Reputation: 73
df1=
Date Team1 Team2
6/1 Boston New York
6/13 New York Boston
6/27 Boston New York
I am trying to calculate the number of days since the last time Boston appeared in either column, but I can only figure out how to look it up within one column, using df1['Days since Boston played'] = df1.groupby('Team1')['Date'].diff().fillna(0)
What I would like the output to be:
Date Team1 Team2 Days since Boston played
6/1 Boston New York 0
6/13 New York Boston 12
6/27 Boston New York 14
EDIT - expanding the dataframe to learn how this can be applied to all teams, not just one What I would like the output to be:
Date Team1 Team2 Days since **Team1** played
6/1 Boston New York 0
6/13 New York Chicago 12
6/27 Boston New York 14
6/28 Chicago Boston 15
Upvotes: 1
Views: 45
Reputation: 38415
Use isin to check if Boston is present in either team1 or team2 and find timedelta
df['Date'] = pd.to_datetime(df['Date'], format = '%m/%d')
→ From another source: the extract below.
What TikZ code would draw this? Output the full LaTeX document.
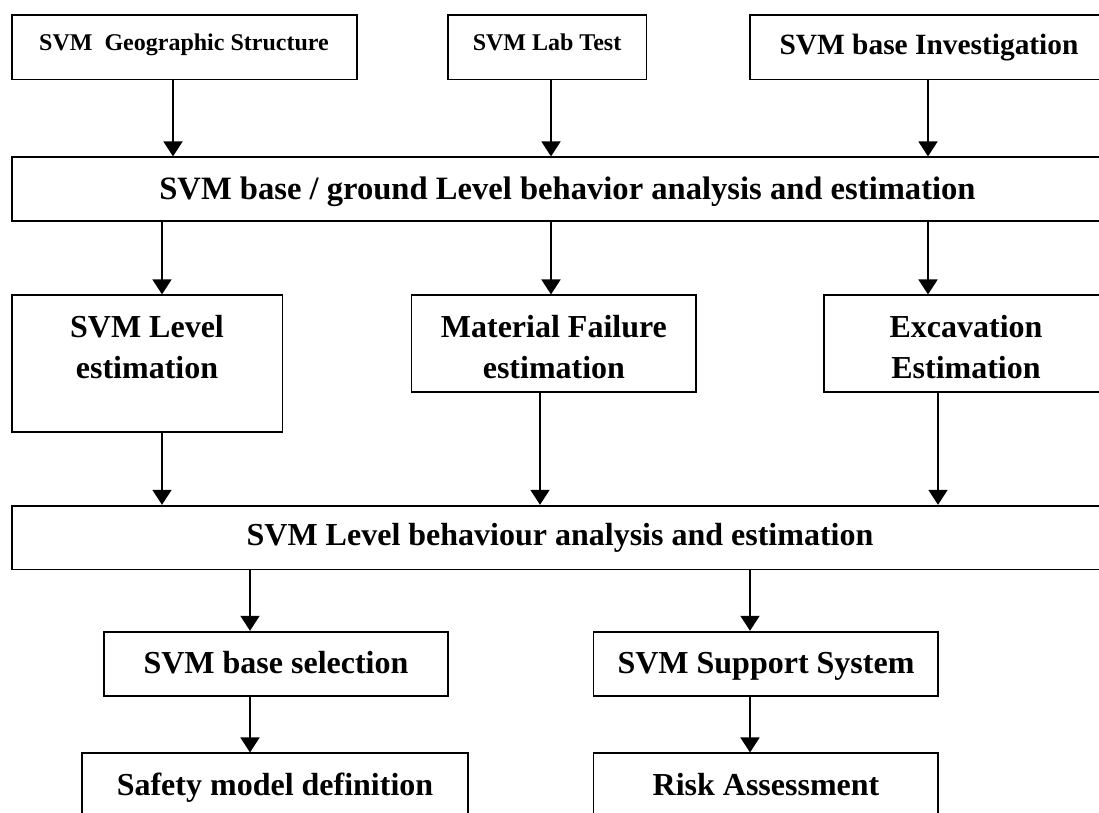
\documentclass[tikz,border=0pt]{standalone}
\usepackage{fontspec}
\setmainfont{Liberation Serif}
\usetikzlibrary{arrows.meta}
\tikzset{
  box/.style={draw, line width=1.8pt, inner sep=0pt, anchor=center},
  txt/.style={inner sep=0pt, anchor=base, font=\bfseries\fontsize{32}{44}\selectfont},
  bigtxt/.style={txt, font=\bfseries\fontsize{32.6}{40}\selectfont},
  smalltxt/.style={txt, font=\bfseries\fontsize{24}{28}\selectfont},
  midtxt/.style={txt, font=\bfseries\fontsize{29.4}{34}\selectfont},
  arr/.style={line width=1.8pt, -{Triangle[length=15pt,width=19pt]}}
}
\begin{document}
\begin{tikzpicture}[x=1pt,y=-1pt]
\useasboundingbox (0,0) rectangle (1099,812);
\clip (0,0) rectangle (1099,812);
% column coordinates for connectors
\coordinate (cA) at (173,0);
\coordinate (cB) at (551,0);
\coordinate (cC) at (928,0);
\coordinate (cD) at (162,0);
\coordinate (cE) at (540,0);
\coordinate (cF) at (938,0);
\coordinate (cG) at (250,0);
\coordinate (cH) at (750,0);
% boxes
\node[box, minimum width=345.1pt, minimum height=64.5pt] (gs) at (184.2,47.3) {};
\node[box, minimum width=198.5pt, minimum height=64.5pt] (lab) at (547.25,47.3) {};
\node[box, minimum width=358.8pt, minimum height=64.5pt] (inv) at (929,47.3) {};
\node[box, minimum width=1111.8pt, minimum height=64pt] (b1) at (567.5,189.3) {};
\node[box, minimum width=270.8pt, minimum height=136.5pt] (lvl) at (147,363.5) {};
\node[box, minimum width=284.9pt, minimum height=96.5pt] (mat) at (553.85,343.6) {};
\node[box, minimum width=284.8pt, minimum height=96.5pt] (exc) at (966,343.6) {};
\node[box, minimum width=1096.8pt, minimum height=63.8pt] (b2) at (560,537.6) {};
\node[box, minimum width=344.5pt, minimum height=64.3pt] (sel) at (276,663.85) {};
\node[box, minimum width=344.8pt, minimum height=64.3pt] (sup) at (765.9,663.85) {};
\node[box, minimum width=386.3pt, minimum height=64.3pt] (saf) at (275.15,785.5) {};
\node[box, minimum width=344.8pt, minimum height=64.3pt] (risk) at (765.9,785.5) {};
% texts
\node[smalltxt] (tgs) at (184,50) {SVM\ \ Geographic Structure};
\node[smalltxt] (tlab) at (547,50) {SVM Lab Test};
\node[midtxt] (tinv) at (929,54) {SVM base Investigation};
\node[bigtxt] (tb1) at (567.5,199) {SVM base / ground Level behavior analysis and estimation};
\node[txt] (tlvl1) at (147,337) {SVM Level};
\node[txt] (tlvl2) at (147,378.5) {estimation};
\node[txt] (tmat1) at (553.9,337) {Material Failure};
\node[txt] (tmat2) at (553.9,378.5) {estimation};
\node[txt] (texc1) at (966,337) {Excavation};
\node[txt] (texc2) at (966,378.5) {Estimation};
\node[txt] (tb2) at (560,545.5) {SVM Level behaviour analysis and estimation};
\node[txt] (tsel) at (276,673.3) {SVM base selection};
\node[txt] (tsup) at (766,673.3) {SVM Support System};
\node[txt] (tsaf) at (275,795) {Safety model definition};
\node[txt] (trisk) at (766,795) {Risk Assessment};
% connectors
\draw[arr] (gs.south -| cA) -- (b1.north -| cA);
\draw[arr] (lab.south -| cB) -- (b1.north -| cB);
\draw[arr] (inv.south -| cC) -- (b1.north -| cC);
\draw[arr] (b1.south -| cD) -- (lvl.north -| cD);
\draw[arr] (b1.south -| cB) -- (mat.north -| cB);
\draw[arr] (b1.south -| cC) -- (exc.north -| cC);
\draw[arr] (lvl.south -| cD) -- (b2.north -| cD);
\draw[arr] (mat.south -| cE) -- (b2.north -| cE);
\draw[arr] (exc.south -| cF) -- (b2.north -| cF);
\draw[arr] (b2.south -| cG) -- (sel.north -| cG);
\draw[arr] (b2.south -| cH) -- (sup.north -| cH);
\draw[arr] (sel.south -| cG) -- (saf.north -| cG);
\draw[arr] (sup.south -| cH) -- (risk.north -| cH);
\end{tikzpicture}
\end{document}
df.loc[df.isin(['Boston']).any(1),'Days since Boston played'] = df.loc[df.isin(['Boston']).any(1), 'Date'].diff().dt.days
Date Team1 Team2 Days since Boston played
0 1900-06-01 Boston New York NaN
1 1900-06-13 New York Boston 12.0
2 1900-06-27 Boston New York 14.0
If you want the date column back in original format, you can use strftime
df['Date'] = df['Date'].dt.strftime('%m/%d')
Date Team1 Team2 Days since Boston played
0 06/01 Boston New York NaN
1 06/13 New York Boston 12.0
2 06/27 Boston New York 14.0
Upvotes: 2
Reputation: 1267
You can do a groupby on Team1 and then do a difference on the dates:
# Note: you should post a creatable example in your post next time
data = {
'Date': ['2018-06-01', '2018-06-13', '2018-06-27'],
'Team1':['Boston', 'New York', 'Boston'],
'Team2':['New York', 'Boston', 'New York']
}
df = pd.DataFrame(data)
df['Date'] = pd.to_datetime(df['Date'])
df['Time between games'] = df.groupby('Team1')['Date'].diff().fillna(0)
This will actually give you the difference between games for all home teams.
Upvotes: 0